La imagen de Leonel inclinado sobre el ataúd del Tanque Campos es la más emocionante de los últimos tiempos. Parece el óleo de una despedida triste, pero no trágica; un adiós llorado como muchos otros. Pero es, sobre todo, el retrato de una amistad hecha a fuego sobre una cancha, con la complicidad futbolera dela generosidad, en la consagración de dos hombres distintos, pero que juntos se hicieron leyenda.
Leonel, cuando tuvo problemas con la dirigencia de la U, se fue a Colo Colo para ser campeón nuevamente; Carlos Campos sencillamente se retiró. El zurdo fue rudo, emblema y contestatario, y se convirtió en entrenador. Campos fue voluntarioso, callado y hasta tierno, pese a su apodo bélico: no podría haberse sentado en un banco. Pero se hicieron dupla, símbolos, hermanos. En la selección, que defendieron en dos mundiales, y en el Ballet Azul.
Casi como una fantasía, en el triunfo sobre Perú, la pintura más hermosa no fue ni el festejo del golazo de Vidal ni el abrazo para los debutantes tras una victoria con sabor a clásico. Fue la pequeña y sobria felicitación del Rey a Claudio Bravo tras la portentosa tapada sobre el filo del descanso que permitía a la Roja irse con dos goles de ventaja al vestuario, quizás la clave para resistir los embates del segundo tiempo. Sobrio, silencioso, solitario, casi furtivo, el roce de manos en tiempos de pandemia pareció como el más efusivo de los abrazos.

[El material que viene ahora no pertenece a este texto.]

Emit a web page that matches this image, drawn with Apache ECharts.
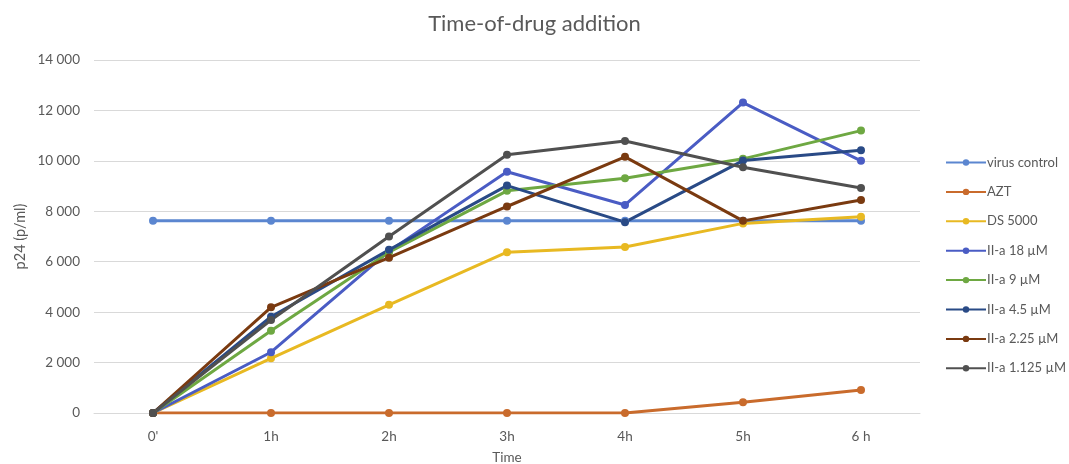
<!DOCTYPE html>
<html>
<head>
<meta charset="utf-8">
<script src="https://cdn.jsdelivr.net/npm/echarts@6/dist/echarts.min.js"></script>
<style>html,body{margin:0;padding:0;background:#fff}#c{width:1069px;height:464px}</style>
</head>
<body>
<div id="c"></div>
<script>
const categories = ["0'", "1h", "2h", "3h", "4h", "5h", "6 h"];
const virusControl = [7620, 7620, 7620, 7620, 7620, 7620, 7620];
const azt = [0, 0, 0, 0, 0, 430, 910];
const ds5000 = [0, 2170, 4290, 6380, 6580, 7520, 7780];
const iia18 = [0, 2410, 6420, 9570, 8250, 12310, 10000];
const iia9 = [0, 3260, 6380, 8810, 9310, 10080, 11200];
const iia45 = [0, 3820, 6470, 9020, 7570, 10010, 10420];
const iia225 = [0, 4190, 6160, 8190, 10160, 7620, 8450];
const iia1125 = [0, 3690, 7000, 10240, 10790, 9750, 8920];

const seriesNames = ["virus control", "AZT", "DS 5000", "II-a 18 µM", "II-a 9 µM", "II-a 4.5 µM", "II-a 2.25 µM", "II-a 1.125 µM"];
const seriesData = [virusControl, azt, ds5000, iia18, iia9, iia45, iia225, iia1125];
const colors = ["#5B86D0", "#C96B2C", "#E8B922", "#4A5CC4", "#6EA842", "#294A86", "#7A3A10", "#505050"];

const chart = echarts.init(document.getElementById('c'));
chart.setOption({
  animation: false,
  backgroundColor: '#fff',
  textStyle: { fontFamily: 'Lato, "Open Sans", sans-serif' },
  title: {
    text: 'Time-of-drug addition',
    left: 'center', top: 8,
    textStyle: { fontSize: 22, fontWeight: 'normal', color: '#595959', fontFamily: 'Lato' }
  },
  legend: {
    orient: 'vertical',
    left: 940, top: 150,
    padding: 5,
    itemGap: 14.4,
    itemWidth: 40, itemHeight: 8,
    textStyle: { fontSize: 13, lineHeight: 15, color: '#595959', fontFamily: 'Lato', padding: [0, 0, 0, -4] },
    data: seriesNames
  },
  grid: { left: 94, right: 149, top: 60, bottom: 51, outerBoundsMode: 'none', containLabel: false },
  xAxis: {
    type: 'category',
    data: categories,
    boundaryGap: true,
    name: 'Time', nameLocation: 'middle', nameGap: 38,
    nameTextStyle: { fontSize: 13.5, color: '#595959' },
    axisLine: { show: true, lineStyle: { color: '#d9d9d9' } },
    axisTick: { show: false },
    axisLabel: { fontSize: 13.5, color: '#595959', margin: 17 }
  },
  yAxis: {
    type: 'value',
    min: 0, max: 14000, interval: 2000,
    name: 'p24 (p/ml)', nameLocation: 'middle', nameGap: 66, nameRotate: 90,
    nameMoveOverlap: false,
    nameTextStyle: { fontSize: 14.5, color: '#595959' },
    axisLine: { show: false },
    axisTick: { show: false },
    axisLabel: {
      fontSize: 13.5, color: '#595959', margin: 14,
      formatter: v => String(v).replace(/\B(?=(\d{3})+(?!\d))/g, ' ')
    },
    splitLine: { lineStyle: { color: '#d9d9d9', width: 1 } }
  },
  series: seriesNames.map((n, i) => ({
    name: n,
    type: 'line',
    data: seriesData[i],
    color: colors[i],
    symbol: 'circle',
    symbolSize: 8,
    lineStyle: { width: 3 },
    itemStyle: { color: colors[i] }
  }))
});
</script>
</body>
</html>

Pareció allí, en ese instante, que las cosas volvían a su orden natural, al cauce victorioso de una década inolvidable; a recomponer una banda de hermanos. En el momento justo, cuando más oxígeno necesitamos y cuando, promisoriamente, comienzan a juntarse los históricos con los que inician el camino. Isla, Beausejour, Orellana y Sánchez fueron testigos presenciales.
Mucho tiempo después de su peor pena, la generación dorada disolvía -con trazos sutiles y breves- una disputa que se prolongó por demasiado tiempo. Ahora Vidal es el capitán y canta el himno con Bravo inmediatamente a su lado. Las cosas han cambiado a tal punto, que hoy saben -sabemos- de antemano que no habrá dominación total, ni sometimiento, ni presión si pausas, sino que largos momentos de angustia, cuando la pelota se nos pierda y no quede más que aguantar, con los dientes apretados, a que llegue el pitazo salvador. Lo dijo el mismo Vidal después del partido, poco antes que desde el lado de Bravo viniera una confesión digital -en las redes de su esposa- que se acercaba mucho a una disculpa.
Cuando corra el calendario nos sentaremos a mirar el tiempo que pasó con orgullosa nostalgia, tal cual lo hizo la generación del 62 tras el mejor logro en una Copa del Mundo. Cuando este grupo se haga historia, se junten cada tanto y posen los brazos sobre los hombros, quedará el recuerdo dulce de los triunfos inéditos, de las caídas más duras, de los errores cometidos. De los hombres grandes y pequeños que los dirigieron -pasando obviamente por la paciente sabiduría de Reinaldo Rueda- forjando un círculo que debería ser eterno e inquebrantable. Ojalá digan que estuvieron en tres mundiales, que supieron enseñarle a los que los sucedieron y que, como en toda familia, lo que más vale es hacerse grandes, pese a las diferencias.